[PROMPT]: Reproduce exactly, and nothing else, the lines from the one that contains "Output the Python" through the one that contains "from matplotlib.legend_handler import". Leave the pictures out.

______

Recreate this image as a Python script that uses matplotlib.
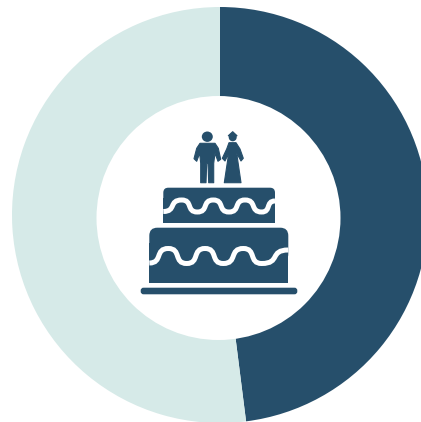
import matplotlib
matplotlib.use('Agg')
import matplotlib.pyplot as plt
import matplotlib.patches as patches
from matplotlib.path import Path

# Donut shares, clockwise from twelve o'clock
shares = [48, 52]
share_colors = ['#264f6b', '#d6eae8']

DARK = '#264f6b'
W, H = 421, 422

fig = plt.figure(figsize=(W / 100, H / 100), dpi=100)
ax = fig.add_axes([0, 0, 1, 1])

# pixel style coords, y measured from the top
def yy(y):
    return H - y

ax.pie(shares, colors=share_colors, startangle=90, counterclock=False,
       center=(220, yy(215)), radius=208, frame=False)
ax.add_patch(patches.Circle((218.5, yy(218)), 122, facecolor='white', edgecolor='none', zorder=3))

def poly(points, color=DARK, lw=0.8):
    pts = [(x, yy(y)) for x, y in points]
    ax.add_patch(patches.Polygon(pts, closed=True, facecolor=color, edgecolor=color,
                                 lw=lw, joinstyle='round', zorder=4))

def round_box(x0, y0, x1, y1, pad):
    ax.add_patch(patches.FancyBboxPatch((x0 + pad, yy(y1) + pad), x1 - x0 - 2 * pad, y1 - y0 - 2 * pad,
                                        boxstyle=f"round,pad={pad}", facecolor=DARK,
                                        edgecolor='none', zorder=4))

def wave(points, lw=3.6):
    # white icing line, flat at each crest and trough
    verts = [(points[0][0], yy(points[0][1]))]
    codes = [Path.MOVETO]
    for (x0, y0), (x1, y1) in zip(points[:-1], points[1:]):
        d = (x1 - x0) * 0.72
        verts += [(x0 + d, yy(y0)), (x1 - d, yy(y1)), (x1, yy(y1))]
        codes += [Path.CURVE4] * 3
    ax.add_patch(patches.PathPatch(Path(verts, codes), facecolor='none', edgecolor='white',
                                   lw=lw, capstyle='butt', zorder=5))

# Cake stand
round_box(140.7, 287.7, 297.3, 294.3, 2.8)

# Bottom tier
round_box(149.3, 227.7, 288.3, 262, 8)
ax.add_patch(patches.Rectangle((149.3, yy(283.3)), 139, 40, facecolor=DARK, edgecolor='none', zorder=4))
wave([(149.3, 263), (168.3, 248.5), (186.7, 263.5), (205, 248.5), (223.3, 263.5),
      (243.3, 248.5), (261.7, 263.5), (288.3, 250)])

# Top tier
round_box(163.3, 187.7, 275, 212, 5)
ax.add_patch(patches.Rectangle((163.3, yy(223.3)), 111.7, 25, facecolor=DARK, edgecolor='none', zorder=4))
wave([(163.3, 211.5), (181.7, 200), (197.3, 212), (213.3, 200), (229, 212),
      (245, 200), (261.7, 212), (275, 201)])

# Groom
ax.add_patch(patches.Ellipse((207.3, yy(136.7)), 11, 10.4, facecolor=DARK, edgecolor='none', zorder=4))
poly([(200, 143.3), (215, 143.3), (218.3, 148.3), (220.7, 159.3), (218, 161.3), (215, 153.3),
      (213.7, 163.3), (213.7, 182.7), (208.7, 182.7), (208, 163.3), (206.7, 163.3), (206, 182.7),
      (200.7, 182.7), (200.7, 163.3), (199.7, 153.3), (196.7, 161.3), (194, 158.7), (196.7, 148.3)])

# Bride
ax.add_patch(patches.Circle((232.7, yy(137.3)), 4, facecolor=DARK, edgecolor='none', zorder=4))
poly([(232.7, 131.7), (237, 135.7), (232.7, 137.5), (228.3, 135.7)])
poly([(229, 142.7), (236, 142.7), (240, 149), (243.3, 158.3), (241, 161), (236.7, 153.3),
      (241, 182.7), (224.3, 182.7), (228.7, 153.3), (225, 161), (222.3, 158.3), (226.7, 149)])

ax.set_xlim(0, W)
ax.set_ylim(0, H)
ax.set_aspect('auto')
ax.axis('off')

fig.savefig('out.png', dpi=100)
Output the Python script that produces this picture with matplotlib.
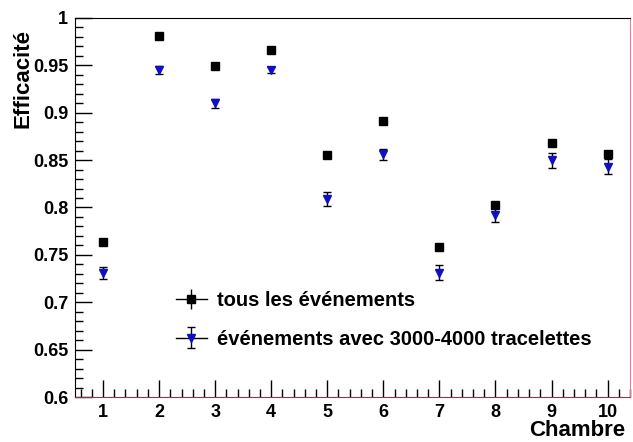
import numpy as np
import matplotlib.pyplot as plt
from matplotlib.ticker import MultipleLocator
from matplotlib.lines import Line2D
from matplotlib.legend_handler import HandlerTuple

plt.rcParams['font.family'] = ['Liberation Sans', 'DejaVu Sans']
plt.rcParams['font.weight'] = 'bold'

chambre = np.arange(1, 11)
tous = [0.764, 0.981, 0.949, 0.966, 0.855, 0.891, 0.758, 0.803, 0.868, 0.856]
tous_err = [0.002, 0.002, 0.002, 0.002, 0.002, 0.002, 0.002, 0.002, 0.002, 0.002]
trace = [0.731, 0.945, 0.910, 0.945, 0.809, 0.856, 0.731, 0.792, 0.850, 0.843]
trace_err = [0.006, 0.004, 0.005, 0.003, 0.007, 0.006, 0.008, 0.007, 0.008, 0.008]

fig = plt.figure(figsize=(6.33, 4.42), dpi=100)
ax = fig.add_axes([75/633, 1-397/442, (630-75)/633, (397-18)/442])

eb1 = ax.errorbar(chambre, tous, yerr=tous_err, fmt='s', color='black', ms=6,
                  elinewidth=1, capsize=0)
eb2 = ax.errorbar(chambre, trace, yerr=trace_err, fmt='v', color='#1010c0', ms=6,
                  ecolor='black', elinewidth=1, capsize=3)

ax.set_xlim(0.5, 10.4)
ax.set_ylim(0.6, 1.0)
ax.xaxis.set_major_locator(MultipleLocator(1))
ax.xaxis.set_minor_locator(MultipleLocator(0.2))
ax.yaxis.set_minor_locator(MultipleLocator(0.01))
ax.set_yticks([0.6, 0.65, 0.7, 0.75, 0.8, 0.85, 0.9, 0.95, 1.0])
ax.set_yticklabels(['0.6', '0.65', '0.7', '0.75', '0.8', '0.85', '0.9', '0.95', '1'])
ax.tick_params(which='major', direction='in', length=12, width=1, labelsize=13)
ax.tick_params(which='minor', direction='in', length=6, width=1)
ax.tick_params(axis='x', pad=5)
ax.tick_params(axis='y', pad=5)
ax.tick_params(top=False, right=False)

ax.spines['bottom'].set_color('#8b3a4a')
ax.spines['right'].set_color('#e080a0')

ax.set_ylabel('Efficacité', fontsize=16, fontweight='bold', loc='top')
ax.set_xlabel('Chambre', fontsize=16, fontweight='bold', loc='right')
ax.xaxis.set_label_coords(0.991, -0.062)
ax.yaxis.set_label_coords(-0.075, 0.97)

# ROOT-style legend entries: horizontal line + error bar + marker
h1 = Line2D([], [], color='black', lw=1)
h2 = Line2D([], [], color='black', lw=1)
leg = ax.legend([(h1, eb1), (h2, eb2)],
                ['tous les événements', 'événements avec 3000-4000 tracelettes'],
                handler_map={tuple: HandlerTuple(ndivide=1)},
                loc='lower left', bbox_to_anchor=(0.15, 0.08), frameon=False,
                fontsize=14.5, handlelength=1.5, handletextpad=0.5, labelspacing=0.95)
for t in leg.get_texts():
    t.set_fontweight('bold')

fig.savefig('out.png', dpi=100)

______

[CORRECT ANSWER]:
Output the Python script that produces this picture with matplotlib.
import numpy as np
import matplotlib.pyplot as plt
from matplotlib.ticker import MultipleLocator
from matplotlib.lines import Line2D
from matplotlib.legend_handler import HandlerTuple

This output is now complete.